Other facts we have picked up in our discussions with Ashok:
Tuk Tuks that are 2 seater can legally only carry 2 plus the driver. Today we saw one with 14 PLUS suitcases moving along the road.
Motorcycles and scooters can only carry 2 and helmets are compulsory- we have seen one with 5 up, 4 is not uncommon, 3 is very common and helmets appear to be very optional.
His youngest daughter Riya, is seen as more intelligent than her slightly older sister Priya and this is attributed to the fact that Riya was brought up on cow’s milk while Priya was breast fed - you won’t see that fact in a medical journal!
He was in a relationship with a lady for 10 years but couldn’t marry her as while she was from a “medium level” caste as was he, they were from different castes. Out of the blue as we were talking about his sister he told us about the relationship and showed us a photo of this lady who had both her and his name “painted” on her body in henna.

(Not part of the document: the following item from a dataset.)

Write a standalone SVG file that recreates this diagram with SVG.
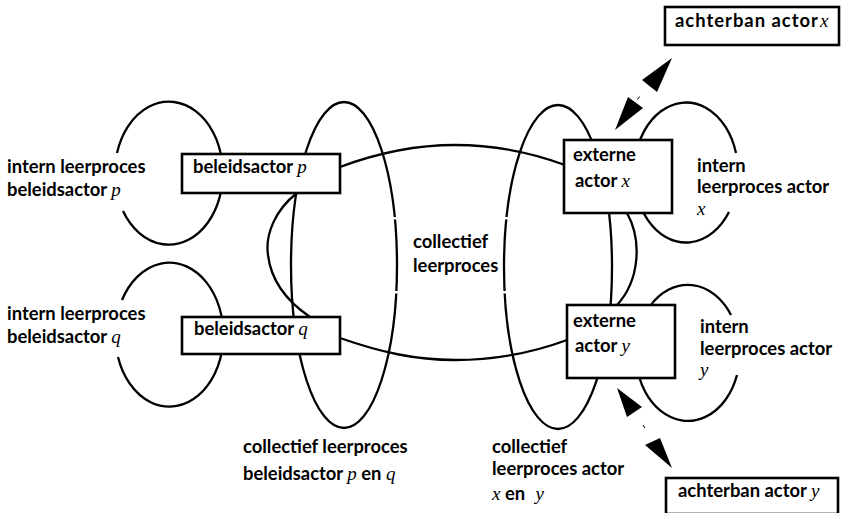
<svg xmlns="http://www.w3.org/2000/svg" width="844" height="513" viewBox="0 0 844 513">
  <style>
    .ln { fill: none; stroke: #000; stroke-width: 2.3; }
    .box { fill: #fff; stroke: #000; stroke-width: 2.6; }
    .lbl { font-family: Lato, "Open Sans", sans-serif; font-weight: bold; font-size: 18.4px; fill: #000; }
    .v { font-family: "Liberation Serif", serif; font-style: italic; font-weight: normal; font-size: 19px; }
    .head { fill: #000; stroke: none; }
    .gap { fill: #fff; stroke: none; }
  </style>

  <!-- learning-process loops and the shared process -->
  <g id="connectors">
    <!-- internal loops of the policy actors -->
    <path id="loop-p" class="ln" d="M 117,153 A 54 71.5 0 1 1 123,211"/>
    <path id="loop-q" class="ln" d="M 122,300 A 54 72 0 1 1 118,357"/>
    <!-- collective process of p and q -->
    <ellipse id="coll-pq" class="ln" cx="344" cy="265" rx="53" ry="163"/>
    <!-- collective process of x and y -->
    <ellipse id="coll-xy" class="ln" cx="558" cy="267" rx="54" ry="162"/>
    <!-- internal loops of the external actors -->
    <path id="loop-x" class="ln" d="M 736,153 A 52 70 0 1 0 729,212"/>
    <path id="loop-y" class="ln" d="M 731,315 A 52 68 0 1 0 737,375"/>
    <!-- central collective learning process -->
    <path id="coll-central" class="ln" d="M 297,193 C 275,210 265,235 268,255 C 271,280 285,300 310,317 L 340,338 C 380,352 415,360 455,360 C 500,360 540,350 567,340 L 617,305 C 640,280 642,240 627,213 L 565,165 C 530,152 495,145 455,145 C 415,145 380,152 340,167 Z"/>
    <!-- small breaks in the collective outlines -->
    <rect class="gap" x="393" y="217" width="8" height="2.5"/>
    <rect class="gap" x="393" y="291" width="8" height="2.5"/>
    <rect class="gap" x="503" y="217" width="8" height="2.5"/>
    <rect class="gap" x="503" y="291" width="8" height="2.5"/>
    <!-- exchange with the constituency of x -->
    <polygon class="head" points="615,130 628,97 643,108"/>
    <polygon class="head" points="672,58 642,80 657,92"/>
    <line x1="637.5" y1="99.5" x2="639.5" y2="96.5" stroke="#000" stroke-width="1"/>
    <!-- exchange with the constituency of y -->
    <polygon class="head" points="617,388 627,417 642,407"/>
    <polygon class="head" points="672,468 645,445 660,438"/>
    <line x1="643" y1="425" x2="645" y2="428" stroke="#000" stroke-width="1"/>
  </g>

  <g id="node-p">
    <rect class="box" x="182" y="154" width="158" height="39"/>
    <text class="lbl" x="193" y="173">beleidsactor <tspan class="v">p</tspan></text>
  </g>
  <g id="node-q">
    <rect class="box" x="182" y="317" width="158" height="37"/>
    <text class="lbl" x="194" y="335">beleidsactor <tspan class="v">q</tspan></text>
  </g>
  <g id="node-x">
    <rect class="box" x="564" y="140" width="108" height="73"/>
    <text class="lbl" x="573" y="161">externe</text>
    <text class="lbl" x="575" y="187">actor <tspan class="v">x</tspan></text>
  </g>
  <g id="node-y">
    <rect class="box" x="567" y="305" width="108" height="73"/>
    <text class="lbl" x="573" y="327">externe</text>
    <text class="lbl" x="575" y="352">actor <tspan class="v">y</tspan></text>
  </g>
  <g id="node-achterban-x">
    <rect class="box" x="665" y="7" width="174" height="38"/>
    <text class="lbl" x="675" y="27" letter-spacing="1">achterban actor<tspan class="v" dx="1">x</tspan></text>
  </g>
  <g id="node-achterban-y">
    <rect class="box" x="666" y="478" width="172" height="36"/>
    <text class="lbl" x="678" y="497">achterban actor <tspan class="v">y</tspan></text>
  </g>

  <g id="labels">
    <text class="lbl" x="7" y="173">intern leerproces</text>
    <text class="lbl" x="7" y="196">beleidsactor <tspan class="v">p</tspan></text>
    <text class="lbl" x="7" y="320">intern leerproces</text>
    <text class="lbl" x="7" y="343">beleidsactor <tspan class="v">q</tspan></text>
    <text class="lbl" x="413" y="248">collectief</text>
    <text class="lbl" x="413" y="272">leerproces</text>
    <text class="lbl" x="697" y="172">intern</text>
    <text class="lbl" x="697" y="193">leerproces actor</text>
    <text class="lbl" x="697" y="215"><tspan class="v">x</tspan></text>
    <text class="lbl" x="700" y="333">intern</text>
    <text class="lbl" x="700" y="355">leerproces actor</text>
    <text class="lbl" x="700" y="376"><tspan class="v">y</tspan></text>
    <text class="lbl" x="243" y="453">collectief leerproces</text>
    <text class="lbl" x="243" y="480">beleidsactor <tspan class="v">p</tspan> en <tspan class="v">q</tspan></text>
    <text class="lbl" x="492" y="453">collectief</text>
    <text class="lbl" x="492" y="475">leerproces actor</text>
    <text class="lbl" x="492" y="500"><tspan class="v">x</tspan> en <tspan class="v" dx="6">y</tspan></text>
  </g>
</svg>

And as for the quality of the roads:
You’ve not seen speed humps like they have here – try to take a double speed hump at any speed and then see where your teeth have ended up!
While the roads on the highways are generally good, those in the towns/cities are atrocious. Our tuk tuk in the Old Town yesterday got stuck in a pot hole and the driver had to get out and try and rock the TT back and forward to get it out.
And almost finally for today as we were getting back to the car at the Rats Temple we were accosted by beggars again but Ashok said something to them that made them back away. When we got into the car Sherry asked him what he had said. He told them that “these are poor people “!
And finally after leaving the Temple we stopped at a nearby restaurant for a drink and while there Ashok placed a rakhi or kalawa around both of our wrists, right for men, left for women, as worn by Hindus, which is supposed to provide the wearer with protection and good luck.